SEOUL - Seoul on Friday sent aircraft over the Yellow Sea to carry out cloud-seeding experiments in an effort to reduce air pollution that many South Koreans blame on China.
Air quality in South Korea is generally better than in its giant neighbor, the world’s biggest polluter, which is periodically affected by choking bouts of filthy air and, according to the International Energy Agency, uses coal to generate around three-quarters of its energy.
Beijing has been seeking to address the scourge, which causes widespread public anger. A recent study found that urban levels of PM2.5 — the tiny airborne particles considered most harmful to health — had been cut by almost a third on average over four years.

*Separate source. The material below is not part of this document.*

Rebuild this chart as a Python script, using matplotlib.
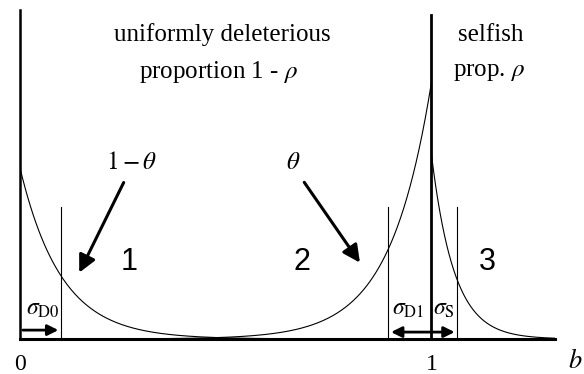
import numpy as np
import matplotlib
matplotlib.use("Agg")
import matplotlib.pyplot as plt

plt.rcParams["font.family"] = ["Liberation Serif", "DejaVu Serif"]
plt.rcParams["mathtext.fontset"] = "stix"

# distribution components: name, centre, amplitude, width, side
components = ["D0", "D1", "S"]
centres = [0.0, 1.0, 1.0]
amplitudes = [0.52, 0.78, 0.56]
widths = [0.10, 0.10, 0.055]
sides = [1, -1, 1]   # +1 decays to the right, -1 decays to the left

# marker lines for the sigma widths
sigma_pos = [0.10, 0.895, 1.063]
sigma_top = 0.40
region_labels = ["1", "2", "3"]
region_x = [0.265, 0.685, 1.135]

fig = plt.figure(figsize=(5.84, 3.74), dpi=100)
ax = fig.add_axes([0.0342, 0.0936, 0.916, 0.880])
ax.set_xlim(0, 1.3)
ax.set_ylim(0, 1)

for c, a, w, s in zip(centres, amplitudes, widths, sides):
    if s > 0:
        b = np.linspace(c, 1.3, 400)
        y = a * np.exp(-(b - c) / w)
    else:
        b = np.linspace(0, c, 400)
        y = a * np.exp(-(c - b) / w)
    ax.plot(b, y, color="black", lw=0.8)

# selfish spike at b = 1
ax.plot([1, 1], [0, 0.985], color="black", lw=2)

for p in sigma_pos:
    ax.plot([p, p], [0, sigma_top], color="black", lw=0.8)

arrow_kw = dict(arrowstyle="-|>", color="black", lw=2, mutation_scale=16)
ax.annotate("", xy=(sigma_pos[0], 0.027), xytext=(0, 0.027), arrowprops=arrow_kw)
ax.annotate("", xy=(sigma_pos[1], 0.021), xytext=(sigma_pos[2], 0.021),
            arrowprops=dict(arrowstyle="<|-|>", color="black", lw=2, mutation_scale=16))

ax.text(0.015, 0.09, r"$\sigma_{\rm D0}$", fontsize=17, ha="left", va="center")
ax.text(0.905, 0.09, r"$\sigma_{\rm D1}$", fontsize=17, ha="left", va="center")
ax.text(1.003, 0.09, r"$\sigma_{\rm S}$", fontsize=17, ha="left", va="center")

for lab, x in zip(region_labels, region_x):
    ax.text(x, 0.235, lab, fontsize=22, family="Liberation Sans", ha="center", va="center")

# theta arrows
big_arrow = dict(arrowstyle="-|>", color="black", lw=2.2, mutation_scale=26)
ax.annotate("", xy=(0.141, 0.194), xytext=(0.255, 0.483), arrowprops=big_arrow)
ax.annotate("", xy=(0.830, 0.225), xytext=(0.687, 0.483), arrowprops=big_arrow)
ax.text(0.272, 0.535, r"$1-\theta$", fontsize=18, ha="center", va="center")
ax.text(0.665, 0.535, r"$\theta$", fontsize=18, ha="center", va="center")

ax.text(0.492, 0.925, "uniformly deleterious", fontsize=18, ha="center", va="center")
ax.text(0.482, 0.81, r"proportion 1 - $\rho$", fontsize=18, ha="center", va="center")
ax.text(1.143, 0.925, "selfish", fontsize=18, ha="center", va="center")
ax.text(1.14, 0.81, r"prop. $\rho$", fontsize=18, ha="center", va="center")

for side in ["top", "right"]:
    ax.spines[side].set_visible(False)
ax.spines["left"].set_linewidth(1.8)
ax.spines["bottom"].set_linewidth(2.2)
ax.set_xticks([0, 1])
ax.set_xticklabels(["0", "1"], fontsize=17)
ax.tick_params(axis="x", length=0, pad=11)
ax.set_yticks([])
fig.text(0.985, 0.035, r"$b$", fontsize=19, ha="center", va="center")

fig.savefig("out.png", dpi=100)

But they remain far above World Health Organization norms, and pollution levels on the Korean Peninsula sometimes spike as the prevailing winds in China blow PM2.5 particulates — referred to as “fine dust” by Koreans — from the mainland across the Yellow Sea.
Many South Koreans accused China when pollution surged for three days earlier this month, and on Friday the Korea Meteorological Administration sent an aircraft to disperse silver iodide, a compound believed to cause rain to fall, over the waters, which South Korea calls the West Sea.
“The experiment is to see whether the technology works and is effective in washing away fine dust,” a spokeswoman said, adding it was the first of 15 such tests planned for this year.
She said Seoul had “no evidence that fine dust on the West Sea is entirely from China.”
Last year, South Korea shut down five aging coal-fired power plants in a bid to improve its air quality.
But ruling party lawmaker Shin Ching-hyun pointed out that when pollution levels rose two weeks ago, they were highest on Baengnyeongdo island, 200 km west of Seoul and the closest South Korean land to China.
“China’s claim — that it is not entirely to blame for South Korea’s air pollution problem — violates the rights of South Koreans to healthy environment,” he said in a statement.
Earlier this month, Thailand also deployed rain-making planes to try to combat its own air pollution.